↓↓↓

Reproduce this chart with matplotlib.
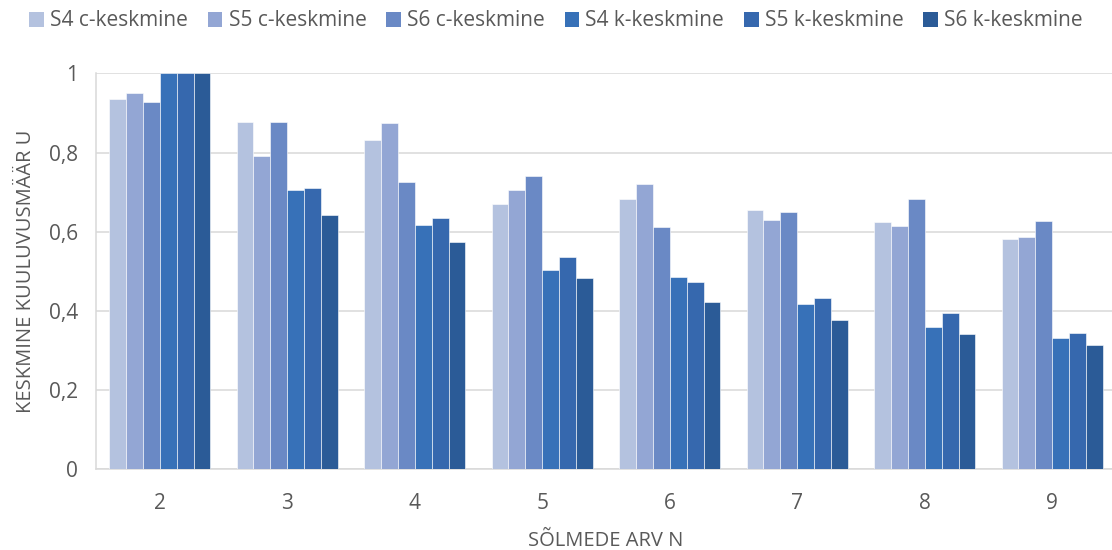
"""
Keskmine kuuluvusmäär U vs sõlmede arv N (grouped bar chart).
"""

import numpy as np
import matplotlib.pyplot as plt
from matplotlib.patches import Patch

# ── Data ──────────────────────────────────────────────────────────────────────

categories = ["2", "3", "4", "5", "6", "7", "8", "9"]

series_names = ["S4 c-keskmine", "S5 c-keskmine", "S6 c-keskmine",
                "S4 k-keskmine", "S5 k-keskmine", "S6 k-keskmine"]

s4_c = [0.936, 0.877, 0.832, 0.670, 0.683, 0.655, 0.624, 0.582]
s5_c = [0.951, 0.791, 0.874, 0.705, 0.720, 0.630, 0.614, 0.586]
s6_c = [0.927, 0.877, 0.726, 0.741, 0.611, 0.651, 0.682, 0.628]
s4_k = [1.000, 0.705, 0.616, 0.503, 0.485, 0.418, 0.360, 0.332]
s5_k = [1.000, 0.710, 0.634, 0.537, 0.472, 0.432, 0.394, 0.343]
s6_k = [1.000, 0.641, 0.575, 0.483, 0.423, 0.376, 0.342, 0.313]

yticks = [0, 0.2, 0.4, 0.6, 0.8, 1.0]
ytick_labels = ["0", "0,2", "0,4", "0,6", "0,8", "1"]

# ── Styling ───────────────────────────────────────────────────────────────────

colors = ["#B4C2DF", "#93A6D4", "#6A89C5", "#3771B8", "#3668AE", "#2B5B97"]
TEXT_COLOR = "#595959"
GRID_COLOR = "#D9D9D9"
FONT = "Open Sans"

plt.rcParams["font.family"] = [FONT, "DejaVu Sans"]

fig = plt.figure(figsize=(11.12, 5.50), dpi=100)
# plot area runs slightly past the right edge of the picture, like the original
ax = fig.add_axes([96 / 1112, 80.7 / 550, 1020 / 1112, 396 / 550])

all_series = [s4_c, s5_c, s6_c, s4_k, s5_k, s6_k]
x = np.arange(len(categories))
n = len(all_series)
bar_w = 0.796 / n

for i, (vals, color, name) in enumerate(zip(all_series, colors, series_names)):
    offset = (i - (n - 1) / 2) * bar_w
    ax.bar(x + offset, vals, width=bar_w, color=color, label=name,
           edgecolor="white", linewidth=0.4, zorder=3)

ax.set_xlim(-0.5, len(categories) - 0.5)
ax.set_ylim(0, 1)
ax.set_xticks(x)
ax.set_xticklabels(categories)
ax.set_yticks(yticks)
ax.set_yticklabels(ytick_labels)

ax.yaxis.grid(True, color=GRID_COLOR, linewidth=1.1, zorder=0)
ax.set_axisbelow(True)
for side in ["top", "right"]:
    ax.spines[side].set_visible(False)
for side in ["left", "bottom"]:
    ax.spines[side].set_color(GRID_COLOR)
    ax.spines[side].set_linewidth(1.1)

ax.tick_params(axis="both", length=0, labelsize=15, colors=TEXT_COLOR)
ax.tick_params(axis="y", pad=13)
ax.tick_params(axis="x", pad=17)

ax.set_ylabel("KESKMINE KUULUVUSMÄÄR U", fontsize=14.5, color=TEXT_COLOR, labelpad=9)
ax.set_xlabel("SÕLMEDE ARV N", fontsize=14.5, color=TEXT_COLOR, labelpad=12)

# legend on top, one row
handles = [Patch(facecolor=c, edgecolor="none") for c in colors]
fig.legend(handles, series_names, loc="upper center", ncol=6,
           bbox_to_anchor=(0.5, 1.015), frameon=False, fontsize=15,
           labelcolor=TEXT_COLOR, handlelength=0.7, handleheight=0.7,
           handletextpad=0.3, columnspacing=0.95)

fig.savefig("out.png", dpi=100)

↑↑↑

**EXERCISE DETAILS**
Reproduce the data above word for word from its first line through the line that holds "ax = fig.add_axes([96", both ends included; skip pictures.

**SOLUTION FOR THIS TASK**
Reproduce this chart with matplotlib.
"""
Keskmine kuuluvusmäär U vs sõlmede arv N (grouped bar chart).
"""

import numpy as np
import matplotlib.pyplot as plt
from matplotlib.patches import Patch

# ── Data ──────────────────────────────────────────────────────────────────────

categories = ["2", "3", "4", "5", "6", "7", "8", "9"]

series_names = ["S4 c-keskmine", "S5 c-keskmine", "S6 c-keskmine",
                "S4 k-keskmine", "S5 k-keskmine", "S6 k-keskmine"]

s4_c = [0.936, 0.877, 0.832, 0.670, 0.683, 0.655, 0.624, 0.582]
s5_c = [0.951, 0.791, 0.874, 0.705, 0.720, 0.630, 0.614, 0.586]
s6_c = [0.927, 0.877, 0.726, 0.741, 0.611, 0.651, 0.682, 0.628]
s4_k = [1.000, 0.705, 0.616, 0.503, 0.485, 0.418, 0.360, 0.332]
s5_k = [1.000, 0.710, 0.634, 0.537, 0.472, 0.432, 0.394, 0.343]
s6_k = [1.000, 0.641, 0.575, 0.483, 0.423, 0.376, 0.342, 0.313]

yticks = [0, 0.2, 0.4, 0.6, 0.8, 1.0]
ytick_labels = ["0", "0,2", "0,4", "0,6", "0,8", "1"]

# ── Styling ───────────────────────────────────────────────────────────────────

colors = ["#B4C2DF", "#93A6D4", "#6A89C5", "#3771B8", "#3668AE", "#2B5B97"]
TEXT_COLOR = "#595959"
GRID_COLOR = "#D9D9D9"
FONT = "Open Sans"

plt.rcParams["font.family"] = [FONT, "DejaVu Sans"]

fig = plt.figure(figsize=(11.12, 5.50), dpi=100)
# plot area runs slightly past the right edge of the picture, like the original
ax = fig.add_axes([96 / 1112, 80.7 / 550, 1020 / 1112, 396 / 550])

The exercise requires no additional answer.